• _EXERCISE AIM_: Check each line of the data below for the word "this", then extract the ones that have it.

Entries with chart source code
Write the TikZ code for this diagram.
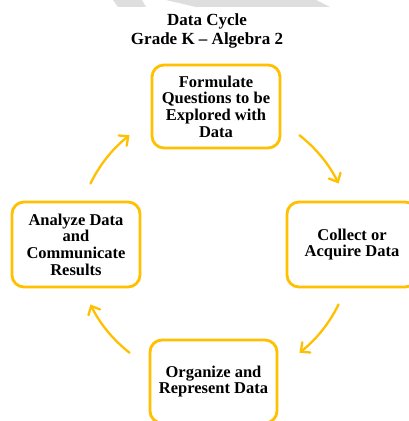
\documentclass[tikz,border=0pt]{standalone}
\usepackage{fontspec}
\setmainfont{Liberation Serif}
\usetikzlibrary{arrows.meta}
\definecolor{gold}{HTML}{FFC000}
\definecolor{wm}{HTML}{DEDEDE}
\tikzset{
  stagebox/.style={draw=gold, line width=2.8pt, rounded corners=12pt, fill=white,
    align=center, inner sep=2pt, font=\fontsize{16.5}{16.6}\selectfont\bfseries},
  titletext/.style={inner sep=0pt, font=\fontsize{17}{19}\selectfont\bfseries},
  cyclearrow/.style={draw=gold, line width=2.3pt, line cap=round,
    -{Straight Barb[length=7pt,width=13pt,line cap=round]}}
}
\begin{document}
\begin{tikzpicture}[x=1pt,y=1pt]
\clip (0,0) rectangle (409,421);
\fill[white] (0,0) rectangle (409,421);
% watermark slivers
\fill[wm] (113,421) -- (142,421) -- (146,414) -- (118,414) -- cycle;
\fill[wm] (166,421) -- (316,421) -- (330,414) -- (196,414) -- cycle;
% title
\node[titletext, anchor=base] (title1) at (207,395) {Data Cycle};
\node[titletext, anchor=base] (title2) at (207,376) {Grade K – Algebra 2};
% boxes
\node[stagebox, minimum width=128pt, minimum height=83pt] (formulate) at (216,314.5)
  {Formulate\\Questions to be\\Explored with\\Data};
\node[stagebox, minimum width=130pt, minimum height=85pt] (collect) at (352,176.5)
  {Collect or\\Acquire Data};
\node[stagebox, minimum width=127pt, minimum height=83pt] (organize) at (213.5,39.5)
  {Organize and\\Represent Data};
\node[stagebox, minimum width=128pt, minimum height=85pt] (analyze) at (76,176.5)
  {Analyze Data\\and\\Communicate\\Results};
% cycle arrows
\coordinate (hub) at (214.5,177);
\draw[cyclearrow] ([shift={(52:138)}]hub) arc[start angle=52, end angle=26, radius=138];
\draw[cyclearrow] ([shift={(-26:138)}]hub) arc[start angle=-26, end angle=-52, radius=138];
\draw[cyclearrow] ([shift={(-128:138)}]hub) arc[start angle=-128, end angle=-154, radius=138];
\draw[cyclearrow] ([shift={(154:138)}]hub) arc[start angle=154, end angle=128, radius=138];
\end{tikzpicture}
\end{document}
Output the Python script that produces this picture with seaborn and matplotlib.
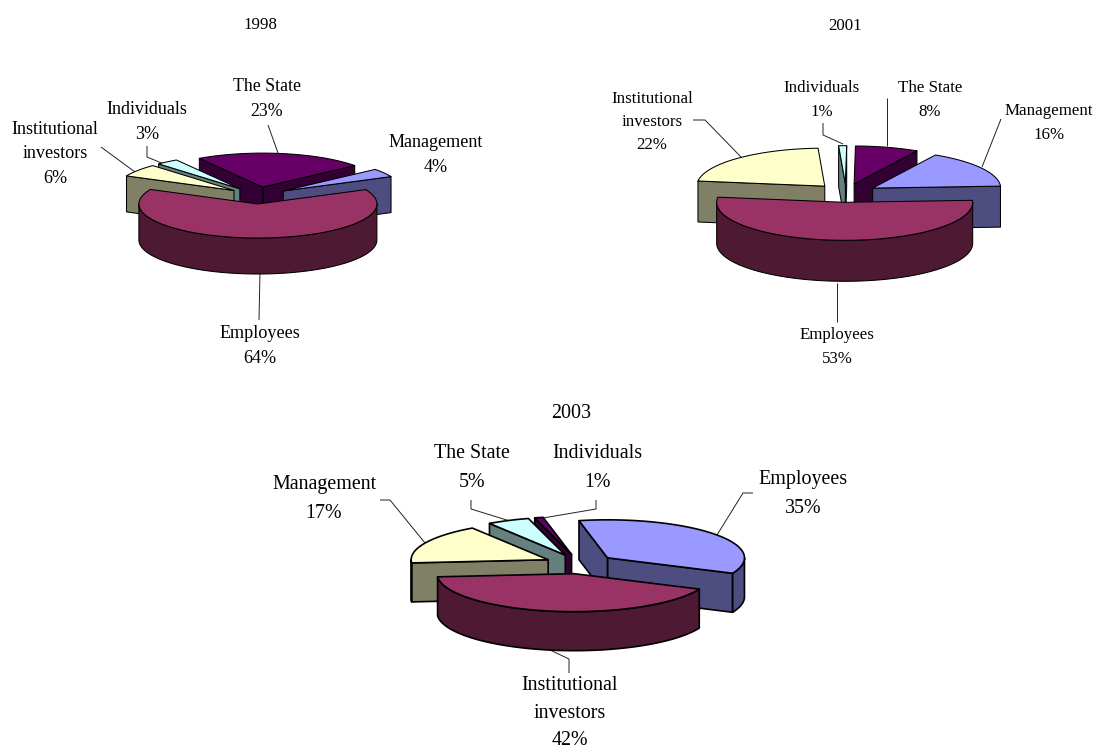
import numpy as np
import matplotlib
matplotlib.use("Agg")
import matplotlib.pyplot as plt
import seaborn as sns

# ---- data (clockwise slice order, as in the source charts) ----
cats_1998 = ["Management", "Employees", "Institutional investors", "Individuals", "The State"]
vals_1998 = [4, 64, 6, 3, 23]
cats_2001 = ["Management", "Employees", "Institutional investors", "Individuals", "The State"]
vals_2001 = [16, 53, 22, 1, 8]
cats_2003 = ["Employees", "Institutional investors", "Management", "The State", "Individuals"]
vals_2003 = [35, 42, 17, 5, 1]

sns.set_theme(style="white")
plt.rcParams["font.family"] = ["Liberation Serif", "DejaVu Serif"]
plt.rcParams["text.color"] = "black"

tops = sns.color_palette(["#9999FF", "#993366", "#FFFFCC", "#CCFFFF", "#660066"])
walls = sns.color_palette(["#4D4D80", "#4D1933", "#808066", "#668080", "#330033"])

fig = plt.figure(figsize=(10.96, 7.51), dpi=100)
ax = fig.add_axes([0, 0, 1, 1])
ax.set_xlim(0, 1096)
ax.set_ylim(751, 0)
ax.axis("off")


def pie3d(values, start, cx, cy, rx, ry, depth, explode, lw):
    fracs = np.asarray(values, float) / np.sum(values) * 360.0
    hi = start - np.concatenate([[0], np.cumsum(fracs)[:-1]])
    lo = hi - fracs
    order = []
    for i in range(len(values)):
        mid = np.radians((hi[i] + lo[i]) / 2)
        ax0 = cx + explode * rx * np.cos(mid)
        ay0 = cy - explode * ry * np.sin(mid)
        order.append((ay0, i, ax0))
    for ay0, i, ax0 in sorted(order):
        t = np.radians(np.linspace(lo[i], hi[i], max(int(fracs[i] * 2), 8)))
        xs = ax0 + rx * np.cos(t)
        ys = ay0 - ry * np.sin(t)
        kw = dict(edgecolor="black", linewidth=lw, joinstyle="round", zorder=2)
        # radial faces turned toward the viewer
        if np.cos(t[0]) > 0:
            ax.fill([ax0, xs[0], xs[0], ax0], [ay0, ys[0], ys[0] + depth, ay0 + depth],
                    facecolor=walls[i], **kw)
        if np.cos(t[-1]) < 0:
            ax.fill([ax0, xs[-1], xs[-1], ax0], [ay0, ys[-1], ys[-1] + depth, ay0 + depth],
                    facecolor=walls[i], **kw)
        # outer rim
        front = np.sin(t) <= 0
        if front.sum() > 1:
            fx, fy = xs[front], ys[front]
            ax.fill(np.r_[fx, fx[::-1]], np.r_[fy, fy[::-1] + depth],
                    facecolor=walls[i], **kw)
        # top face
        ax.fill(np.r_[ax0, xs], np.r_[ay0, ys], facecolor=tops[i], **kw)


pie3d(vals_1998, 39.4, 258, 195.5, 119, 34, 36, 0.25, 0.75)
pie3d(vals_2001, 60.6, 846, 193, 128, 38, 41, 0.245, 0.75)
pie3d(vals_2003, 102, 580, 564, 137, 38, 39, 0.258, 1.2)


def pct(cat_list, val_list, cat):
    return f"{val_list[cat_list.index(cat)]}%"


def label(x, y, lines, size, pctval, spacing):
    ax.text(x, y, "\n".join(lines + [pctval]), ha="center", va="center", fontsize=size,
            color="black", linespacing=spacing, zorder=3)


def leader(xs, ys, lw=0.7):
    ax.plot(xs, ys, color="#222222", lw=lw, zorder=1.5, solid_capstyle="butt")


F1, F2, F3 = 13.1, 12.2, 14.4
S1, S2, S3 = 1.58, 1.6, 1.66

# 1998
ax.text(260, 25, "1998", ha="center", va="center", fontsize=F2)
label(267, 99, ["The State"], F1 - 0.3, pct(cats_1998, vals_1998, "The State"), S1)
label(147, 122, ["Individuals"], F1, pct(cats_1998, vals_1998, "Individuals"), S1)
label(55, 154, ["Institutional", "investors"], F1, pct(cats_1998, vals_1998, "Institutional investors"), S1)
label(436, 155, ["Management"], F1, pct(cats_1998, vals_1998, "Management"), S1)
label(260, 346, ["Employees"], F1, pct(cats_1998, vals_1998, "Employees"), S1)
leader([268, 278], [125, 153])
leader([147, 147, 164], [146, 157, 164])
leader([101, 135], [147, 172])
leader([260, 259], [273, 320])

# 2001
ax.text(845, 26, "2001", ha="center", va="center", fontsize=F2)
label(822, 100, ["Individuals"], F2, pct(cats_2001, vals_2001, "Individuals"), S2)
label(930, 100, ["The State"], F2, pct(cats_2001, vals_2001, "The State"), S2)
label(1049, 123, ["Management"], F2, pct(cats_2001, vals_2001, "Management"), S2)
label(652, 122, ["Institutional", "investors"], F2, pct(cats_2001, vals_2001, "Institutional investors"), S2)
label(837, 347, ["Employees"], F2, pct(cats_2001, vals_2001, "Employees"), S2)
leader([693, 705, 741], [120, 120, 157])
leader([823, 823, 843], [123, 135, 144])
leader([887, 887], [98, 146])
leader([1001, 982], [119, 167])
leader([837, 837], [283, 322])

# 2003
ax.text(571, 413, "2003", ha="center", va="center", fontsize=F3)
label(472, 468, ["The State"], F3, pct(cats_2003, vals_2003, "The State"), S3)
label(597, 468, ["Individuals"], F3, pct(cats_2003, vals_2003, "Individuals"), S3)
label(803, 494, ["Employees"], F3, pct(cats_2003, vals_2003, "Employees"), S3)
label(324, 499, ["Management"], F3, pct(cats_2003, vals_2003, "Management"), S3)
label(570, 713, ["Institutional", "investors"], F3, pct(cats_2003, vals_2003, "Institutional investors"), 1.58)
leader([471, 471, 510], [500, 509, 521])
leader([596, 596, 543], [500, 509, 518])
leader([753, 743, 717], [493, 493, 535])
leader([380, 390, 425], [500, 500, 543])
leader([550, 569, 569], [650, 659, 673])

sns.despine(ax=ax, left=True, bottom=True)
fig.savefig("out.png", dpi=100, facecolor="white")
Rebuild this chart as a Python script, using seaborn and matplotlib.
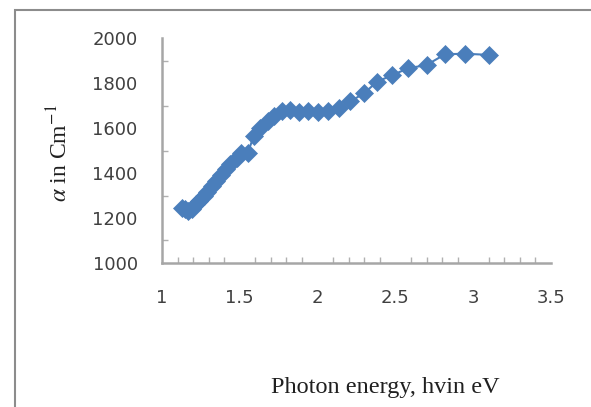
import matplotlib
matplotlib.use("Agg")
import matplotlib.pyplot as plt
import seaborn as sns
from matplotlib.patches import Rectangle
from matplotlib.ticker import MultipleLocator

# photon energy (eV) and absorption coefficient values
energy = [3.10, 2.95, 2.82, 2.70, 2.58, 2.48, 2.38, 2.30, 2.21, 2.14,
          2.07, 2.00, 1.94, 1.88, 1.82, 1.77, 1.72, 1.68, 1.63, 1.59,
          1.55, 1.51, 1.48, 1.44, 1.41, 1.38, 1.35, 1.32, 1.29, 1.27,
          1.24, 1.22, 1.19, 1.17, 1.15, 1.13]
alpha = [1925, 1930, 1928, 1880, 1865, 1835, 1805, 1755, 1718, 1690,
         1676, 1672, 1676, 1672, 1678, 1675, 1655, 1632, 1602, 1565,
         1487, 1490, 1468, 1442, 1418, 1392, 1366, 1342, 1317, 1300,
         1277, 1260, 1240, 1230, 1238, 1243]

x_ticks = [1, 1.5, 2, 2.5, 3, 3.5]
y_ticks = [1000, 1200, 1400, 1600, 1800, 2000]

sns.set_style("white")
plt.rcParams["font.family"] = ["DejaVu Sans"]
plt.rcParams["mathtext.fontset"] = "stix"

fig = plt.figure(figsize=(5.91, 4.07), dpi=100)
ax = fig.add_axes([162 / 591, 1 - 263 / 407, (551 - 162) / 591, (263 - 38) / 407])

blue = "#4a7ebb"
sns.lineplot(x=energy, y=alpha, ax=ax, color=blue, lw=1.5, marker="D",
             markersize=9, markeredgecolor=blue, markeredgewidth=0.5)

ax.set_xlim(1, 3.5)
ax.set_ylim(1000, 2000)
ax.set_xticks(x_ticks)
ax.set_xticklabels([f"{t:g}" for t in x_ticks])
ax.set_yticks(y_ticks)
ax.xaxis.set_minor_locator(MultipleLocator(0.1))
ax.yaxis.set_minor_locator(MultipleLocator(100))

for side in ["top", "right"]:
    ax.spines[side].set_visible(False)
for side in ["left", "bottom"]:
    ax.spines[side].set_color("#a6a6a6")
    ax.spines[side].set_linewidth(1.8)

ax.tick_params(which="major", direction="inout", length=9, width=1.2,
               color="#a6a6a6", labelsize=13, labelcolor="#404040")
ax.tick_params(axis="x", which="major", pad=14)
ax.tick_params(axis="y", which="major", pad=13)
ax.tick_params(which="minor", direction="in", length=4, width=1,
               color="#b0b0b0", left=True, bottom=True)

fig.text(385 / 591, 1 - 388 / 407, "Photon energy, hvin eV",
         family="Liberation Serif", fontsize=17.5, ha="center", va="center",
         color="#202020")
fig.text(60 / 591, 1 - 153 / 407, r"$\alpha$ in Cm$^{-1}$",
         family="Liberation Serif", fontsize=17, rotation=90,
         ha="center", va="center", color="#202020")

# chart area border (only top and left are visible in the crop)
fig.add_artist(Rectangle((15 / 591, -0.2), 1.2, 1.2 - 10 / 407,
                         transform=fig.transFigure, fill=False,
                         edgecolor="#8c8c8c", lw=1.5))

fig.savefig("out.png", dpi=100)
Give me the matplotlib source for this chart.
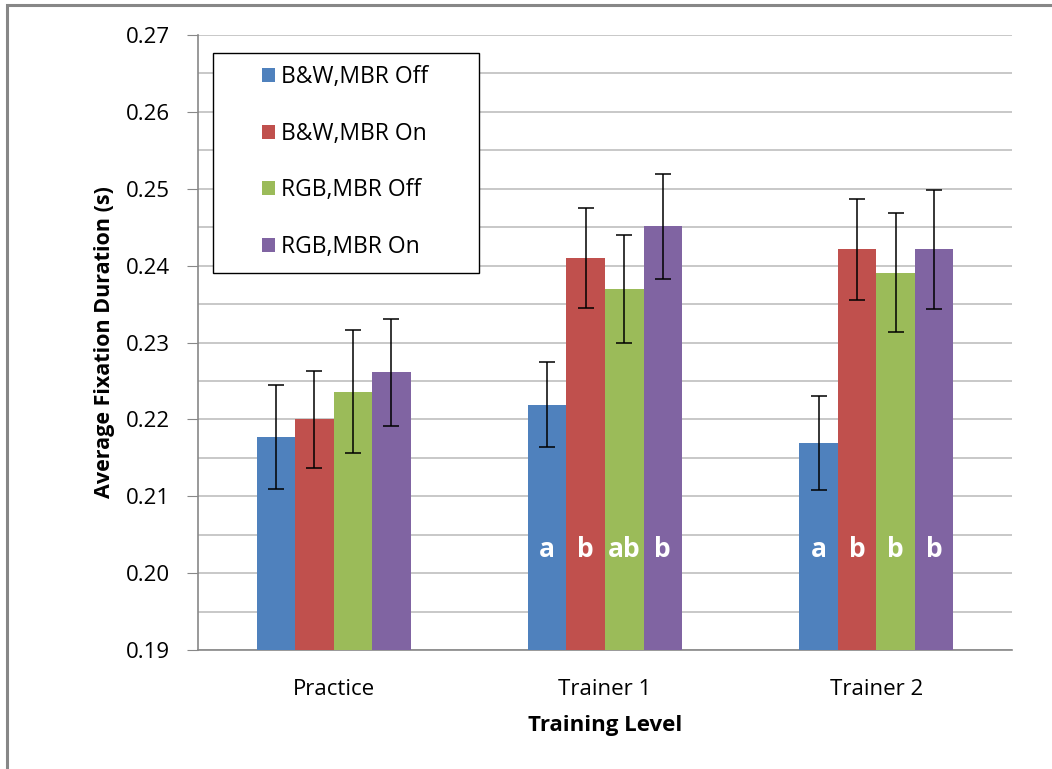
import numpy as np
import matplotlib
matplotlib.use("Agg")
import matplotlib.pyplot as plt
from matplotlib.patches import Rectangle
from matplotlib.ticker import MultipleLocator, FormatStrFormatter

plt.rcParams['font.family'] = ['Open Sans', 'DejaVu Sans']

levels = ["Practice", "Trainer 1", "Trainer 2"]
series = ["B&W,MBR Off", "B&W,MBR On", "RGB,MBR Off", "RGB,MBR On"]
colors = ["#4f81bd", "#c0504d", "#9bbb59", "#8064a2"]

bw_off = [0.2177, 0.2219, 0.2169]
bw_on = [0.2200, 0.2410, 0.2421]
rgb_off = [0.2236, 0.2370, 0.2391]
rgb_on = [0.2261, 0.2451, 0.2421]
means = [bw_off, bw_on, rgb_off, rgb_on]

err_bw_off = [0.0068, 0.0055, 0.0061]
err_bw_on = [0.0063, 0.0065, 0.0066]
err_rgb_off = [0.0080, 0.0070, 0.0077]
err_rgb_on = [0.0070, 0.0068, 0.0078]
errs = [err_bw_off, err_bw_on, err_rgb_off, err_rgb_on]

# significance letters (Practice has none)
letters = [["", "a", "a"], ["", "b", "b"], ["", "ab", "b"], ["", "b", "b"]]
letter_y = 0.2031

W, H = 1052, 769
fig = plt.figure(figsize=(W / 100, H / 100), dpi=100)
ax = fig.add_axes([198 / W, 1 - 650 / H, (1012 - 198) / W, (650 - 35) / H])

# outer chart border
fig.patches.append(Rectangle((7 / W, -0.05), 1.1, 1 - 5 / H + 0.05,
                             transform=fig.transFigure, fill=False,
                             edgecolor="#878787", linewidth=2.2, zorder=-1))

x = np.arange(len(levels))
w = 0.142
for i, (m, e, c, lab) in enumerate(zip(means, errs, colors, series)):
    pos = x + (i - 1.5) * w
    ax.bar(pos, np.array(m) - 0.19, w, bottom=0.19, color=c, label=lab, zorder=3)
    ax.errorbar(pos, m, yerr=e, fmt="none", ecolor="black", elinewidth=1.1,
                capsize=6, capthick=1.1, zorder=4)
    for p, t in zip(pos, letters[i]):
        if t:
            ax.text(p, letter_y, t, color="white", fontsize=19, fontweight="bold",
                    ha="center", va="center", zorder=5)

ax.set_xlim(-0.5, 2.5)
ax.set_ylim(0.19, 0.27)
ax.yaxis.set_major_locator(MultipleLocator(0.01))
ax.yaxis.set_minor_locator(MultipleLocator(0.005))
ax.yaxis.set_major_formatter(FormatStrFormatter("%.2f"))
ax.grid(True, axis="y", which="both", color="#bfbfbf", linewidth=1.2, zorder=0)
ax.set_axisbelow(True)
ax.set_xticks(x)
ax.set_xticklabels(levels)
ax.tick_params(axis="x", length=0, labelsize=16, pad=21)
ax.tick_params(axis="y", which="major", length=8, color="#888888", labelsize=16, pad=12)
ax.tick_params(axis="y", which="minor", length=0)
for s in ["top", "right"]:
    ax.spines[s].set_visible(False)
for s in ["left", "bottom"]:
    ax.spines[s].set_color("#888888")
    ax.spines[s].set_linewidth(1.2)

ax.set_ylabel("Average Fixation Duration (s)", fontsize=15.5, fontweight="bold", labelpad=8)
ax.set_xlabel("Training Level", fontsize=16, fontweight="bold", labelpad=11)

# legend box drawn by hand, entries placed inside it
box = Rectangle((213 / W, 1 - 273 / H), (479 - 213) / W, (273 - 53) / H,
                transform=fig.transFigure, facecolor="white",
                edgecolor="black", linewidth=1.0, zorder=5, clip_on=False)
ax.add_patch(box)
leg = ax.legend(loc="center left", bbox_to_anchor=(262 / W, 1 - 162 / H),
                bbox_transform=fig.transFigure, fontsize=16.5, frameon=False,
                handlelength=0.55, handleheight=0.55, handletextpad=0.3,
                labelspacing=1.42, borderpad=0, borderaxespad=0)
leg.set_zorder(6)

fig.savefig("out.png", dpi=100, facecolor="white")
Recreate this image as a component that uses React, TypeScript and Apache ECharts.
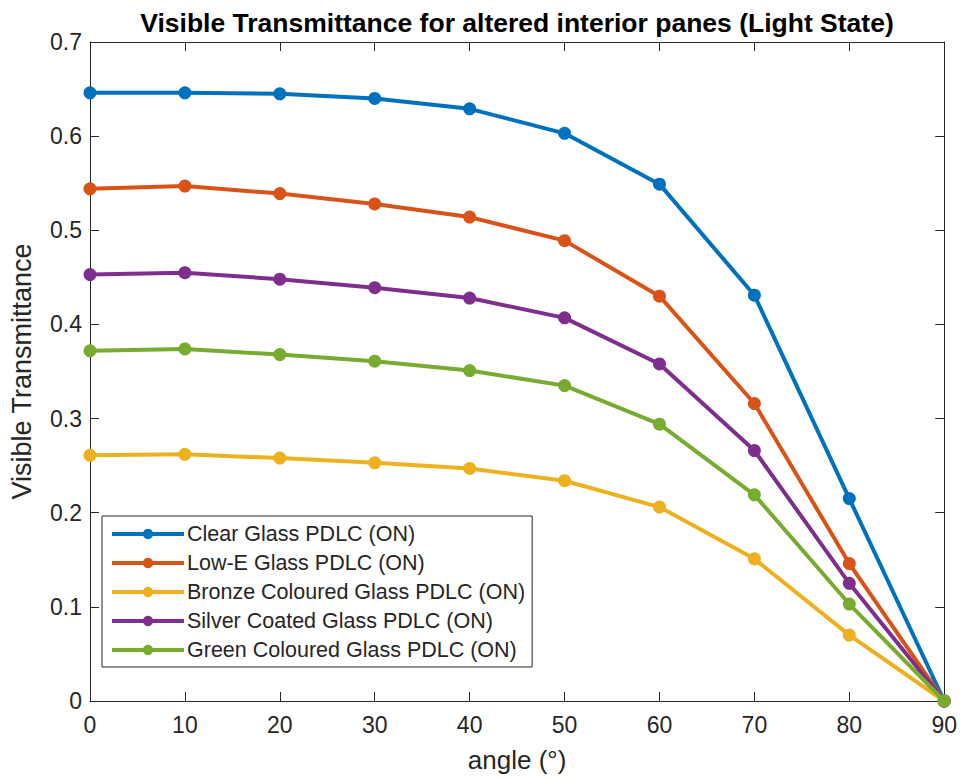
import React, { useEffect, useRef } from "react";
import * as echarts from "echarts";

const angles = [0, 10, 20, 30, 40, 50, 60, 70, 80, 90];
const clearGlass = [0.646, 0.646, 0.645, 0.64, 0.629, 0.603, 0.549, 0.431, 0.215, 0];
const lowEGlass = [0.544, 0.547, 0.539, 0.528, 0.514, 0.489, 0.43, 0.316, 0.146, 0];
const bronzeGlass = [0.261, 0.262, 0.258, 0.253, 0.247, 0.234, 0.206, 0.151, 0.07, 0];
const silverGlass = [0.453, 0.455, 0.448, 0.439, 0.428, 0.407, 0.358, 0.266, 0.125, 0];
const greenGlass = [0.372, 0.374, 0.368, 0.361, 0.351, 0.335, 0.294, 0.219, 0.103, 0];

const seriesNames = [
  "Clear Glass PDLC (ON)",
  "Low-E Glass PDLC (ON)",
  "Bronze Coloured Glass PDLC (ON)",
  "Silver Coated Glass PDLC (ON)",
  "Green Coloured Glass PDLC (ON)",
];
const seriesValues = [clearGlass, lowEGlass, bronzeGlass, silverGlass, greenGlass];
const colors = ["#0072BD", "#D95319", "#EDB120", "#7E2F8E", "#77AC30"];

const titleText = "Visible Transmittance for altered interior panes (Light State)";
const xName = "angle (°)";
const yName = "Visible Transmittance";

const FONT = "Liberation Sans, Arial, Helvetica, sans-serif";
const AXIS = "#262626";

export default function App() {
  const ref = useRef<HTMLDivElement>(null);
  useEffect(() => {
    if (!ref.current) return;
    const chart = echarts.init(ref.current, undefined, { renderer: "svg" });
    const axisLine = { show: true, onZero: false, lineStyle: { color: AXIS, width: 1 } };
    const axisTick = { show: true, inside: true, length: 9, lineStyle: { color: AXIS, width: 1 } };
    chart.setOption({
      animation: false,
      backgroundColor: "#ffffff",
      textStyle: { fontFamily: FONT },
      grid: { left: 88, right: 15, top: 42, bottom: 79, containLabel: false },
      graphic: [
        {
          type: "text",
          x: 517,
          y: 23,
          style: {
            text: titleText,
            align: "center",
            verticalAlign: "middle",
            font: `bold 26.5px ${FONT}`,
            fill: "#000000",
          },
        },
      ],
      legend: {
        orient: "vertical",
        left: 102,
        top: 516,
        padding: [7, 7, 6, 8],
        itemWidth: 72,
        itemHeight: 13,
        itemGap: 7,
        borderColor: AXIS,
        borderWidth: 1,
        backgroundColor: "#ffffff",
        lineStyle: { width: 4 },
        textStyle: { fontSize: 21.5, lineHeight: 21, color: AXIS, fontFamily: FONT, padding: [0, 0, 0, -2] },
        data: seriesNames,
      },
      xAxis: [
        {
          type: "value",
          position: "bottom",
          min: 0,
          max: 90,
          interval: 10,
          name: xName,
          nameLocation: "middle",
          nameGap: 46,
          nameTextStyle: { fontSize: 26, color: AXIS, fontFamily: FONT },
          axisLine,
          axisTick,
          axisLabel: { fontSize: 23, color: AXIS, margin: 12, fontFamily: FONT },
          splitLine: { show: false },
        },
        {
          type: "value",
          position: "top",
          min: 0,
          max: 90,
          interval: 10,
          axisLine,
          axisTick,
          axisLabel: { show: false },
          splitLine: { show: false },
        },
      ],
      yAxis: [
        {
          type: "value",
          position: "left",
          min: 0,
          max: 0.7,
          interval: 0.1,
          name: yName,
          nameLocation: "middle",
          nameGap: 55,
          nameTextStyle: { fontSize: 27, color: AXIS, fontFamily: FONT },
          axisLine,
          axisTick,
          axisLabel: { fontSize: 23, color: AXIS, margin: 8, fontFamily: FONT },
          splitLine: { show: false },
        },
        {
          type: "value",
          position: "right",
          min: 0,
          max: 0.7,
          interval: 0.1,
          axisLine,
          axisTick,
          axisLabel: { show: false },
          splitLine: { show: false },
        },
      ],
      series: seriesNames.map((name, i) => ({
        name,
        type: "line",
        xAxisIndex: 0,
        yAxisIndex: 0,
        data: angles.map((a, j) => [a, seriesValues[i][j]]),
        symbol: "circle",
        symbolSize: 13,
        showSymbol: true,
        lineStyle: { color: colors[i], width: 4 },
        itemStyle: { color: colors[i] },
        emphasis: { disabled: true },
        z: 2 + i,
      })),
    });
    return () => chart.dispose();
  }, []);
  return (
    <div
      ref={ref}
      style={{ position: "fixed", left: 0, top: 0, width: 960, height: 780, background: "#ffffff" }}
    />
  );
}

• _OUTPUT OF THE TASK_:
Write the TikZ code for this diagram.
Output the Python script that produces this picture with seaborn and matplotlib.
Rebuild this chart as a Python script, using seaborn and matplotlib.
Give me the matplotlib source for this chart.
Recreate this image as a component that uses React, TypeScript and Apache ECharts.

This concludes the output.